2024 Yankees promotional schedule gets incredible 'Seinfeld' bobblehead addition

Teri Hatcher Celebrity Yard Sale And Auction Benefiting Juvenile Arthritis Association
Teri Hatcher Celebrity Yard Sale And Auction Benefiting Juvenile Arthritis Association / Tibrina Hobson/GettyImages

It's only fitting that, in the Year of the Hideous Uniform Change across Major League Baseball, the man who overhauled the Yankees' iconic pinstripes to a shrinkable cotton mess is finally getting his due.

Hal Steinbrenner apparently likes his chicken spicy, as the head honcho has signed off on a 2024 Yankees promotion that will make any "Seinfeld" lover in the tri-state area hurriedly run to the phone, mash the keypad, and accidentally dial 555-FILK/call Kramer while attempting to buy tickets.

On July 5, 2024, 18,000 fans will descend upon Yankee Stadium and receive a George Costanza bobblehead, depicting the Yankees' mid-90s assistant to the traveling secretary giving hitting lessons to Derek Jeter and Bernie Williams, who took six whole games to win the 1996 World Series.

The Yankees will be facing the Red Sox that Friday night, but more good news abounds: those Yankee bastards will be comin' to Houston for Opening Day.

That's right. The opener is just around the corner, but believe it or not, the Yankees aren't at home.

Yankees 2024 Promo Schedule: Bobblehead Nights Include 'Seinfeld' Promotion

Do you know how many "Seinfeld" fans reside within driving distance of this ballpark? We've reached the saturation point. An overwhelming percentage of local residents will be attempting to acquire these 18,000 bobbles. It'll look like a sea of humanity outside the gates hours before first pitch. And that sea will be angry, my friends.

Luckily for the Yankees, there is a seemingly endless well of "Seinfeld"-related minutae they could mine from to make this an annual tradition (and make their neighbors, the Brooklyn Cyclones, who've done that for years, jealous). When's Calzone Night? Van Buren Boys Appreciation Night? Latex Calendar Night, sponsored by Vandelay Industries? What about an evening where the first One Fan lined up receives a birthday card signed by the entire Yankees organization, minus Mr. Morgan? How about, one game a year, one lucky fan gets to request that Aaron Judge hit two home runs and catch a fly ball in his hat?

You'd better get to July 5's game early, because these bobbles will be gone faster than the Summer of George lasted, pre-Frolf accident. Anyone who enters the gate after the first 18,000 names are already called will be stuck taking home a Macaroni Midler or a Garbage Eclair.

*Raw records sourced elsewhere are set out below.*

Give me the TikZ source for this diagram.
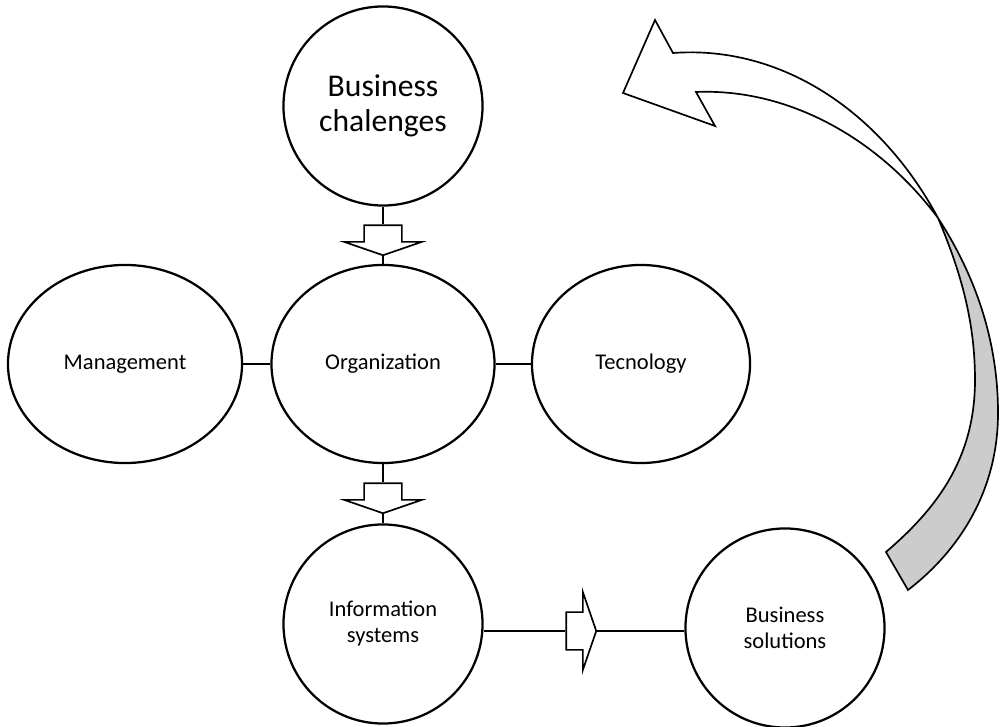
\documentclass[tikz,border=0pt]{standalone}
\usepackage{fontspec}
\setmainfont{Carlito}
\usetikzlibrary{shapes.geometric,shapes.arrows}

\begin{document}
\begin{tikzpicture}[x=0.025cm,y=-0.025cm,
	bubble/.style={draw,line width=1.6pt,inner sep=0pt,align=center,font=\fontsize{16}{18.5}\selectfont},
	ring/.style={bubble,circle,minimum size=4.975cm},
	oval/.style={bubble,ellipse,minimum height=4.95cm},
	blockarrow/.style={single arrow,draw,line width=1.2pt,fill=white,inner xsep=0pt,inner ysep=0.45cm,minimum height=0.75cm,single arrow head extend=0.5cm,single arrow tip angle=142},
	link/.style={draw,line width=1.4pt},
	thinlink/.style={draw,line width=0.8pt}]
	\useasboundingbox (0,0) rectangle (1001,727);
	\node[ring,font=\fontsize{22.5}{25}\selectfont] (chal) at (383,106) {Business\\chalenges};
	\node[oval,minimum width=5.85cm] (mgmt) at (125,364) {Management};
	\node[oval,minimum width=5.575cm] (org) at (383,364) {Organization};
	\node[oval,minimum width=5.45cm] (tech) at (641,364) {Tecnology};
	\node[ring] (is) at (383,624) {Information\\systems};
	\node[ring] (sol) at (785,628) {Business\\solutions};
	\node[blockarrow,rotate=-90] (a1) at (383,237) {};
	\node[blockarrow,rotate=-90] (a2) at (383,495) {};
	\node[blockarrow] (a3) at (578,631) {};

	\draw[link] (chal.south) -- (a1.tail);
	\draw[link] (a1.tip) -- (org.north);
	\draw[link] (org.south) -- (a2.tail);
	\draw[link] (a2.tip) -- (is.north);
	\draw[link] (mgmt) -- (org);
	\draw[link] (org) -- (tech);
	\draw[thinlink] (a3.tail) -- (a3.tail -| is.east);
	\draw[thinlink] (a3.tip) -- (a3.tip -| sol.west);

	% curved return arrow, twisted ribbon
	\draw[line width=1.2pt,fill=black!20] (938,218) .. controls (975,275) and (998,340) .. (998,413)
		.. controls (998,490) and (960,550) .. (908,590) -- (886,552)
		.. controls (935,510) and (975,460) .. (975,380)
		.. controls (975,320) and (960,270) .. (938,218) -- cycle;
	\draw[line width=1.2pt,fill=white] (673,53) .. controls (780,45) and (880,110) .. (938,218)
		.. controls (880,140) and (790,88) .. (696,92)
		-- (715,126) -- (623,93) -- (655,20) -- cycle;
\end{tikzpicture}
\end{document}
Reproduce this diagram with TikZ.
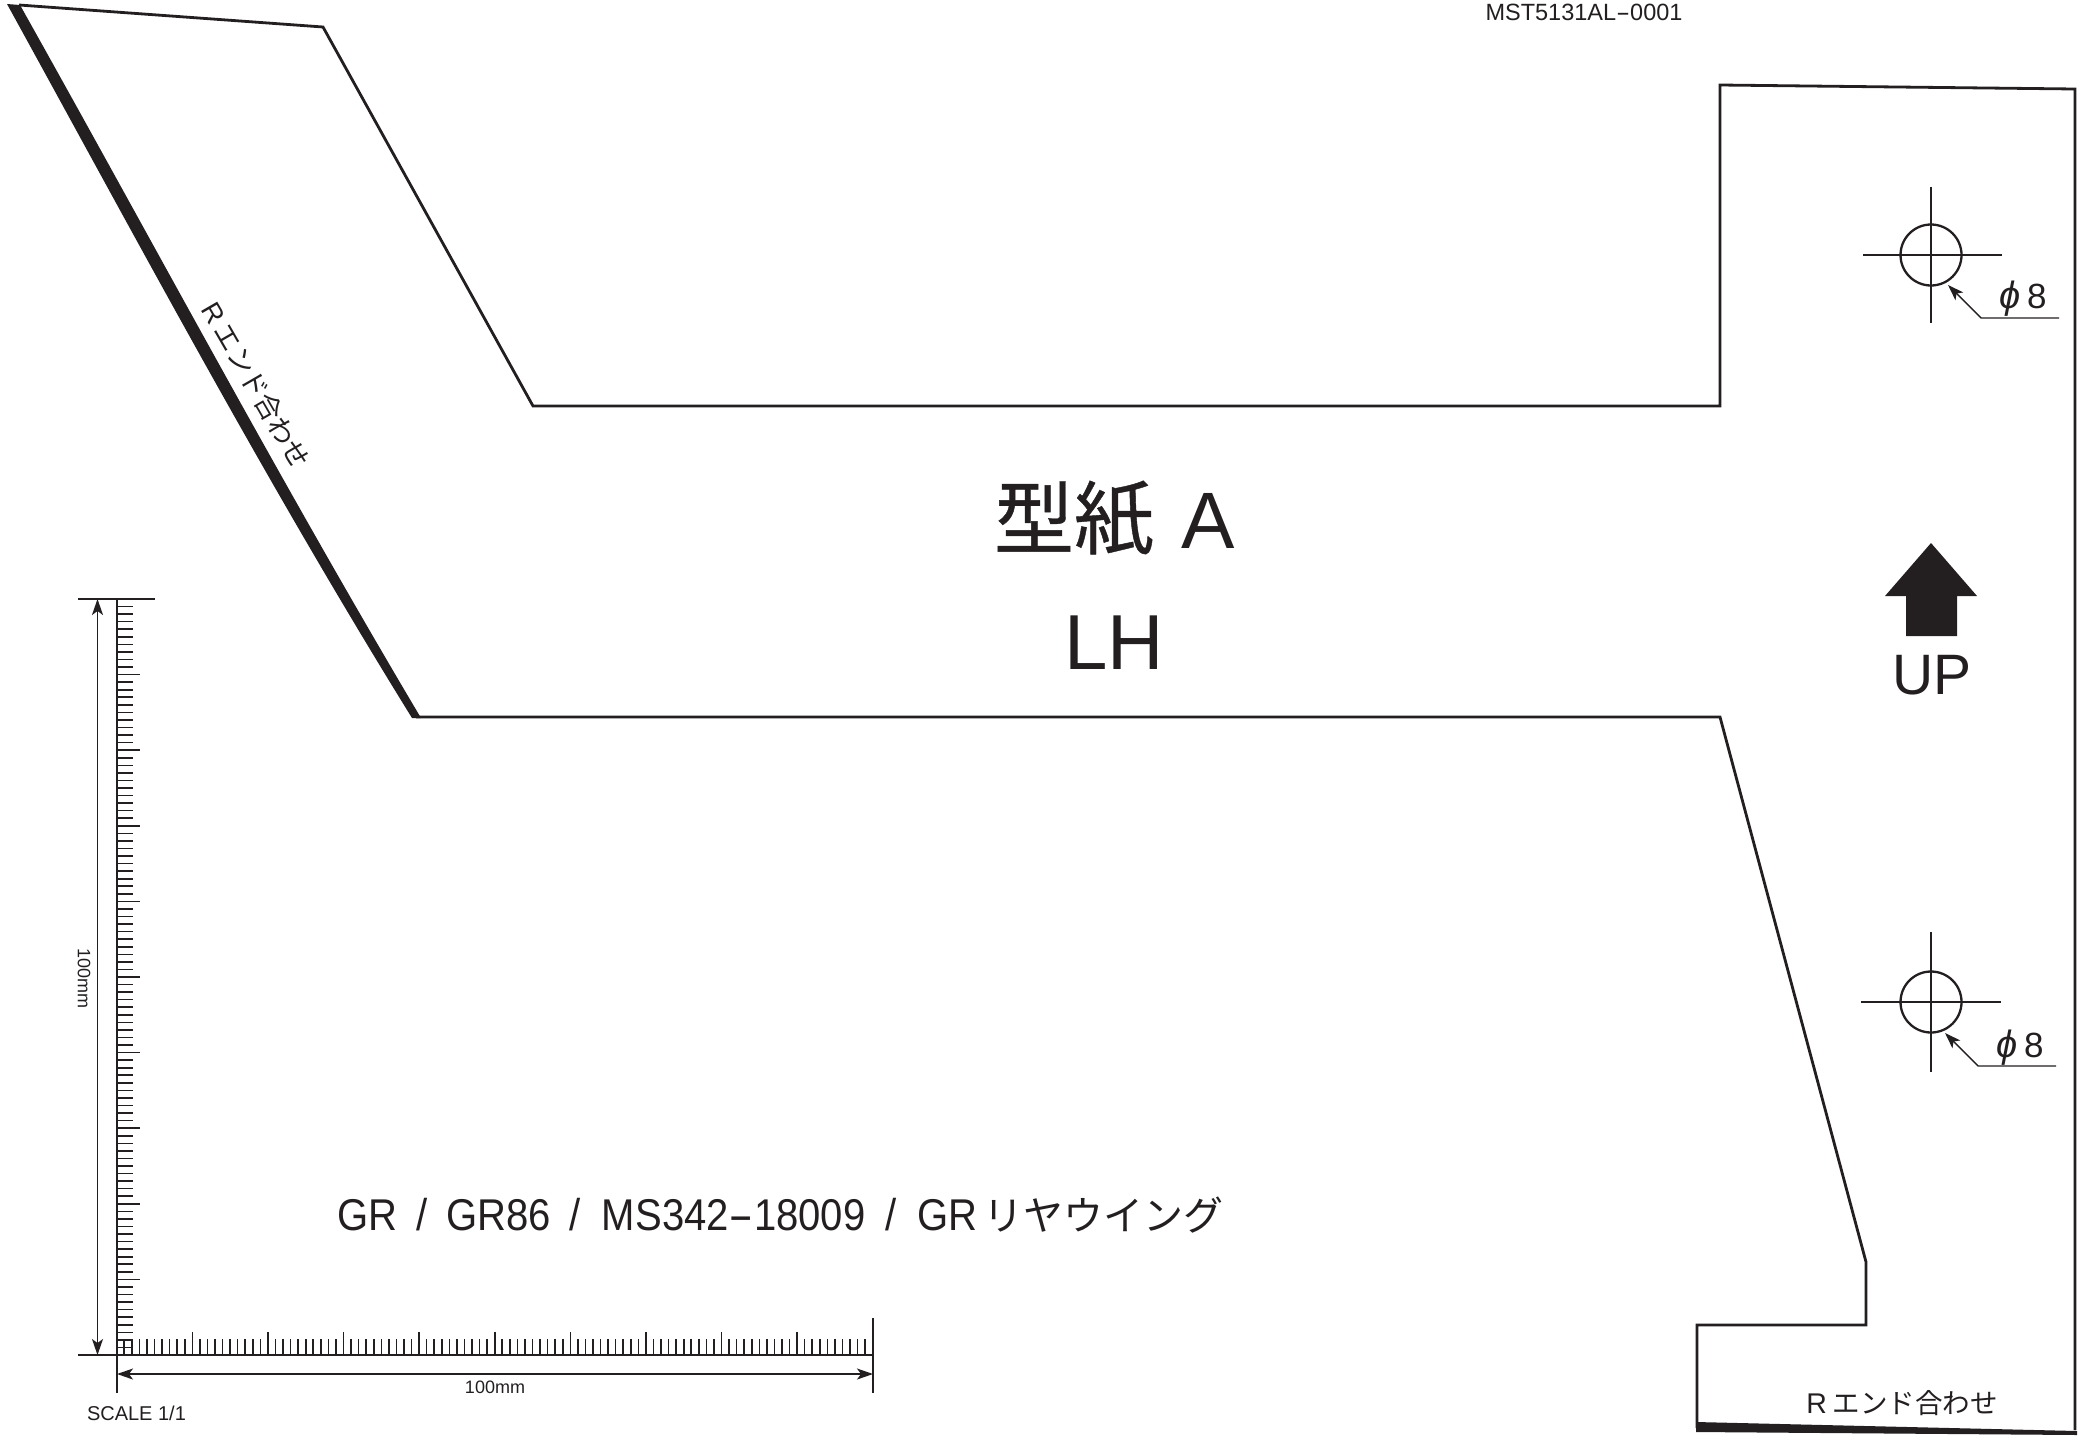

How to Purchase Single-Game Tickets for Yankees' George Costanza Bobblehead Night

Tickets are still available for this game via the Yankees, though if you call the team directly, you'd better cross your fingers and hope you don't get forwarded to the guy who booked 'em the Ramada in Milwaukee.

Otherwise, the secondary market will be your friend. Oh, and day of game? Make sure not to accidentally flip the finger to anyone by the players' parking lot the way fans used to do to IKF. You might end up getting chased by Danny Tartabull to a suburban gas station and missing first pitch, even if you've got a hard cast on your wrist and are completely innocent of all charges.